**Dataset content**
★ ★ ★ ★ ★

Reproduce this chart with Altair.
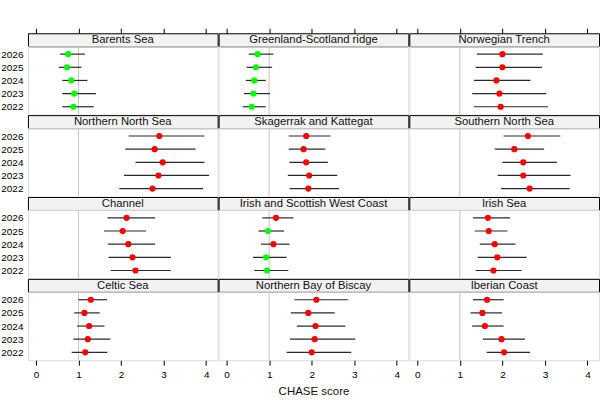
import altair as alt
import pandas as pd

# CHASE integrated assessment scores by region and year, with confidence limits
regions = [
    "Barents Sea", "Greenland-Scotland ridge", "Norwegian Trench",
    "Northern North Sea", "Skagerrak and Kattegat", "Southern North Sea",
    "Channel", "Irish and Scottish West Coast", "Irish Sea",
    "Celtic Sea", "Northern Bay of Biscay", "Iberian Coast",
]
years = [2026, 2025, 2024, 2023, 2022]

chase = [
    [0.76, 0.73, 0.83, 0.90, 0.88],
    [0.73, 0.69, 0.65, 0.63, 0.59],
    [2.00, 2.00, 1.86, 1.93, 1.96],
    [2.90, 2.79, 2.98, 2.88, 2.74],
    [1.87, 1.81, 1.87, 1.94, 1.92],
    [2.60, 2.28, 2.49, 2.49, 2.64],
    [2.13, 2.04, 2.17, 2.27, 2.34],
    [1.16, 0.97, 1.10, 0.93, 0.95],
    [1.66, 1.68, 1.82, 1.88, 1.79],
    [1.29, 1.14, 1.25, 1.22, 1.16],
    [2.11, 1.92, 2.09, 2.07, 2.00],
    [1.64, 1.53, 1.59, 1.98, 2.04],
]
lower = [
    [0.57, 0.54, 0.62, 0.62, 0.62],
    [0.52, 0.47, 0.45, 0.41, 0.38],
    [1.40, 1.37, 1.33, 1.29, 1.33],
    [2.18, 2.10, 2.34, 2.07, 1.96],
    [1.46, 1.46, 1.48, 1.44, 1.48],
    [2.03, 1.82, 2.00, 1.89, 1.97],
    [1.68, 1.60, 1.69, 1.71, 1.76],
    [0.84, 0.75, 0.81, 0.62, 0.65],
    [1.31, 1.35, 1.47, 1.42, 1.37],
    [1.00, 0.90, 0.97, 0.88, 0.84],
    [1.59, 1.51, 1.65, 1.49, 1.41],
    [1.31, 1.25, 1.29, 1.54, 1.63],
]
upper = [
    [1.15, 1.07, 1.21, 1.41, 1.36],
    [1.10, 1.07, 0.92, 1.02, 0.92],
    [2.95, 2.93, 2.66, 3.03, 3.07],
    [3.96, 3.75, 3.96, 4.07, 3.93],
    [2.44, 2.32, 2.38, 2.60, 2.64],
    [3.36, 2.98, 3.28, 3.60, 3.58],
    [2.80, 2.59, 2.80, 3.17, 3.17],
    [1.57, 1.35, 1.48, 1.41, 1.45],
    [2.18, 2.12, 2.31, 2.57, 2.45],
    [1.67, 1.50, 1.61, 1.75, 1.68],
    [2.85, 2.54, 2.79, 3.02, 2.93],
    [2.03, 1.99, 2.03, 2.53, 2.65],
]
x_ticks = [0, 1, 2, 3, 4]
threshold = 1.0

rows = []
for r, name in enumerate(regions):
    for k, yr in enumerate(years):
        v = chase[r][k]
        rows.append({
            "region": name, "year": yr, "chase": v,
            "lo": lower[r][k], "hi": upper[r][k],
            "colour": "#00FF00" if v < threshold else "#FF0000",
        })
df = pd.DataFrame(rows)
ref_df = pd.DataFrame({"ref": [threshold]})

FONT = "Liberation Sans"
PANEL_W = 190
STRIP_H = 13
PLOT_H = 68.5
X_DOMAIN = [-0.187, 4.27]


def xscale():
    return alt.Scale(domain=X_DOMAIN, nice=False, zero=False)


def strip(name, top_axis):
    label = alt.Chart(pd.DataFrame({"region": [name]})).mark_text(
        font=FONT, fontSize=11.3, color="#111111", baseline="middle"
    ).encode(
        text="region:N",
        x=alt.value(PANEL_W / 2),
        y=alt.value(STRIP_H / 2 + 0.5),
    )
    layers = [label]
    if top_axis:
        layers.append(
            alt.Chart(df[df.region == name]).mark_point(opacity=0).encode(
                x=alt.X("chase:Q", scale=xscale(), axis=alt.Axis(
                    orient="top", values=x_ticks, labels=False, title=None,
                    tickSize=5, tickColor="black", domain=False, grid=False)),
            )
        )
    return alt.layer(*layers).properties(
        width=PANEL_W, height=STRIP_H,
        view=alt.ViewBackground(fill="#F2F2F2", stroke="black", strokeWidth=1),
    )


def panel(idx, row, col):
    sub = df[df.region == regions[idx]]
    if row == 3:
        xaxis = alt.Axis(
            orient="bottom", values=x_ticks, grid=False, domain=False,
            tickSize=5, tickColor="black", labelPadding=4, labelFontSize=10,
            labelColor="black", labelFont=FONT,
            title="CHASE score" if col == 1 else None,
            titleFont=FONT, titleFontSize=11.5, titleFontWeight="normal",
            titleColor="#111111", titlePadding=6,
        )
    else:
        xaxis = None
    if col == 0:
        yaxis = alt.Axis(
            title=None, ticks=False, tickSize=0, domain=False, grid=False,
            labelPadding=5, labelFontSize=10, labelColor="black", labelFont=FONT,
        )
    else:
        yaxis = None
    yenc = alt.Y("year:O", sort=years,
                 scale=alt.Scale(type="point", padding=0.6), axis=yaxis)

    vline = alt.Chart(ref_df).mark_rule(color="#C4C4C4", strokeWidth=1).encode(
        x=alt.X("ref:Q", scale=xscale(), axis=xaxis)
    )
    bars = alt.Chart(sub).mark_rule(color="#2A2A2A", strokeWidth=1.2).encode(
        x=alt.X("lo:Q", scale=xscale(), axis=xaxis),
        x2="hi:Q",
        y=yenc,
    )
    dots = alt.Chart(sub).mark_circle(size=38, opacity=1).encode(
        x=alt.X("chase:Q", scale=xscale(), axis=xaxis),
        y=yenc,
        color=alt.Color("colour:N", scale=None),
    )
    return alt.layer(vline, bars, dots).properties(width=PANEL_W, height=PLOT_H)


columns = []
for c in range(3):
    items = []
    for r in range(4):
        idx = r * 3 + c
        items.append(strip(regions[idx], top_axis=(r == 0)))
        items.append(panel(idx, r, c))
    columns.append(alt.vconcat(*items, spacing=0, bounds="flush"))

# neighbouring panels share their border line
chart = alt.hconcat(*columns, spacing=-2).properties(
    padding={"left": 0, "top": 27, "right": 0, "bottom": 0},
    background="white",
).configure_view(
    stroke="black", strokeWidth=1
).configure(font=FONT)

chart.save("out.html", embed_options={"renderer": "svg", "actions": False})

★ ★ ★ ★ ★

**Stated task**
Reproduce the listing exactly. Leave its pictures out.

**Result for this task**
Reproduce this chart with Altair.
import altair as alt
import pandas as pd

# CHASE integrated assessment scores by region and year, with confidence limits
regions = [
    "Barents Sea", "Greenland-Scotland ridge", "Norwegian Trench",
    "Northern North Sea", "Skagerrak and Kattegat", "Southern North Sea",
    "Channel", "Irish and Scottish West Coast", "Irish Sea",
    "Celtic Sea", "Northern Bay of Biscay", "Iberian Coast",
]
years = [2026, 2025, 2024, 2023, 2022]

chase = [
    [0.76, 0.73, 0.83, 0.90, 0.88],
    [0.73, 0.69, 0.65, 0.63, 0.59],
    [2.00, 2.00, 1.86, 1.93, 1.96],
    [2.90, 2.79, 2.98, 2.88, 2.74],
    [1.87, 1.81, 1.87, 1.94, 1.92],
    [2.60, 2.28, 2.49, 2.49, 2.64],
    [2.13, 2.04, 2.17, 2.27, 2.34],
    [1.16, 0.97, 1.10, 0.93, 0.95],
    [1.66, 1.68, 1.82, 1.88, 1.79],
    [1.29, 1.14, 1.25, 1.22, 1.16],
    [2.11, 1.92, 2.09, 2.07, 2.00],
    [1.64, 1.53, 1.59, 1.98, 2.04],
]
lower = [
    [0.57, 0.54, 0.62, 0.62, 0.62],
    [0.52, 0.47, 0.45, 0.41, 0.38],
    [1.40, 1.37, 1.33, 1.29, 1.33],
    [2.18, 2.10, 2.34, 2.07, 1.96],
    [1.46, 1.46, 1.48, 1.44, 1.48],
    [2.03, 1.82, 2.00, 1.89, 1.97],
    [1.68, 1.60, 1.69, 1.71, 1.76],
    [0.84, 0.75, 0.81, 0.62, 0.65],
    [1.31, 1.35, 1.47, 1.42, 1.37],
    [1.00, 0.90, 0.97, 0.88, 0.84],
    [1.59, 1.51, 1.65, 1.49, 1.41],
    [1.31, 1.25, 1.29, 1.54, 1.63],
]
upper = [
    [1.15, 1.07, 1.21, 1.41, 1.36],
    [1.10, 1.07, 0.92, 1.02, 0.92],
    [2.95, 2.93, 2.66, 3.03, 3.07],
    [3.96, 3.75, 3.96, 4.07, 3.93],
    [2.44, 2.32, 2.38, 2.60, 2.64],
    [3.36, 2.98, 3.28, 3.60, 3.58],
    [2.80, 2.59, 2.80, 3.17, 3.17],
    [1.57, 1.35, 1.48, 1.41, 1.45],
    [2.18, 2.12, 2.31, 2.57, 2.45],
    [1.67, 1.50, 1.61, 1.75, 1.68],
    [2.85, 2.54, 2.79, 3.02, 2.93],
    [2.03, 1.99, 2.03, 2.53, 2.65],
]
x_ticks = [0, 1, 2, 3, 4]
threshold = 1.0

rows = []
for r, name in enumerate(regions):
    for k, yr in enumerate(years):
        v = chase[r][k]
        rows.append({
            "region": name, "year": yr, "chase": v,
            "lo": lower[r][k], "hi": upper[r][k],
            "colour": "#00FF00" if v < threshold else "#FF0000",
        })
df = pd.DataFrame(rows)
ref_df = pd.DataFrame({"ref": [threshold]})

FONT = "Liberation Sans"
PANEL_W = 190
STRIP_H = 13
PLOT_H = 68.5
X_DOMAIN = [-0.187, 4.27]


def xscale():
    return alt.Scale(domain=X_DOMAIN, nice=False, zero=False)


def strip(name, top_axis):
    label = alt.Chart(pd.DataFrame({"region": [name]})).mark_text(
        font=FONT, fontSize=11.3, color="#111111", baseline="middle"
    ).encode(
        text="region:N",
        x=alt.value(PANEL_W / 2),
        y=alt.value(STRIP_H / 2 + 0.5),
    )
    layers = [label]
    if top_axis:
        layers.append(
            alt.Chart(df[df.region == name]).mark_point(opacity=0).encode(
                x=alt.X("chase:Q", scale=xscale(), axis=alt.Axis(
                    orient="top", values=x_ticks, labels=False, title=None,
                    tickSize=5, tickColor="black", domain=False, grid=False)),
            )
        )
    return alt.layer(*layers).properties(
        width=PANEL_W, height=STRIP_H,
        view=alt.ViewBackground(fill="#F2F2F2", stroke="black", strokeWidth=1),
    )


def panel(idx, row, col):
    sub = df[df.region == regions[idx]]
    if row == 3:
        xaxis = alt.Axis(
            orient="bottom", values=x_ticks, grid=False, domain=False,
            tickSize=5, tickColor="black", labelPadding=4, labelFontSize=10,
            labelColor="black", labelFont=FONT,
            title="CHASE score" if col == 1 else None,
            titleFont=FONT, titleFontSize=11.5, titleFontWeight="normal",
            titleColor="#111111", titlePadding=6,
        )
    else:
        xaxis = None
    if col == 0:
        yaxis = alt.Axis(
            title=None, ticks=False, tickSize=0, domain=False, grid=False,
            labelPadding=5, labelFontSize=10, labelColor="black", labelFont=FONT,
        )
    else:
        yaxis = None
    yenc = alt.Y("year:O", sort=years,
                 scale=alt.Scale(type="point", padding=0.6), axis=yaxis)

    vline = alt.Chart(ref_df).mark_rule(color="#C4C4C4", strokeWidth=1).encode(
        x=alt.X("ref:Q", scale=xscale(), axis=xaxis)
    )
    bars = alt.Chart(sub).mark_rule(color="#2A2A2A", strokeWidth=1.2).encode(
        x=alt.X("lo:Q", scale=xscale(), axis=xaxis),
        x2="hi:Q",
        y=yenc,
    )
    dots = alt.Chart(sub).mark_circle(size=38, opacity=1).encode(
        x=alt.X("chase:Q", scale=xscale(), axis=xaxis),
        y=yenc,
        color=alt.Color("colour:N", scale=None),
    )
    return alt.layer(vline, bars, dots).properties(width=PANEL_W, height=PLOT_H)


columns = []
for c in range(3):
    items = []
    for r in range(4):
        idx = r * 3 + c
        items.append(strip(regions[idx], top_axis=(r == 0)))
        items.append(panel(idx, r, c))
    columns.append(alt.vconcat(*items, spacing=0, bounds="flush"))

# neighbouring panels share their border line
chart = alt.hconcat(*columns, spacing=-2).properties(
    padding={"left": 0, "top": 27, "right": 0, "bottom": 0},
    background="white",
).configure_view(
    stroke="black", strokeWidth=1
).configure(font=FONT)

chart.save("out.html", embed_options={"renderer": "svg", "actions": False})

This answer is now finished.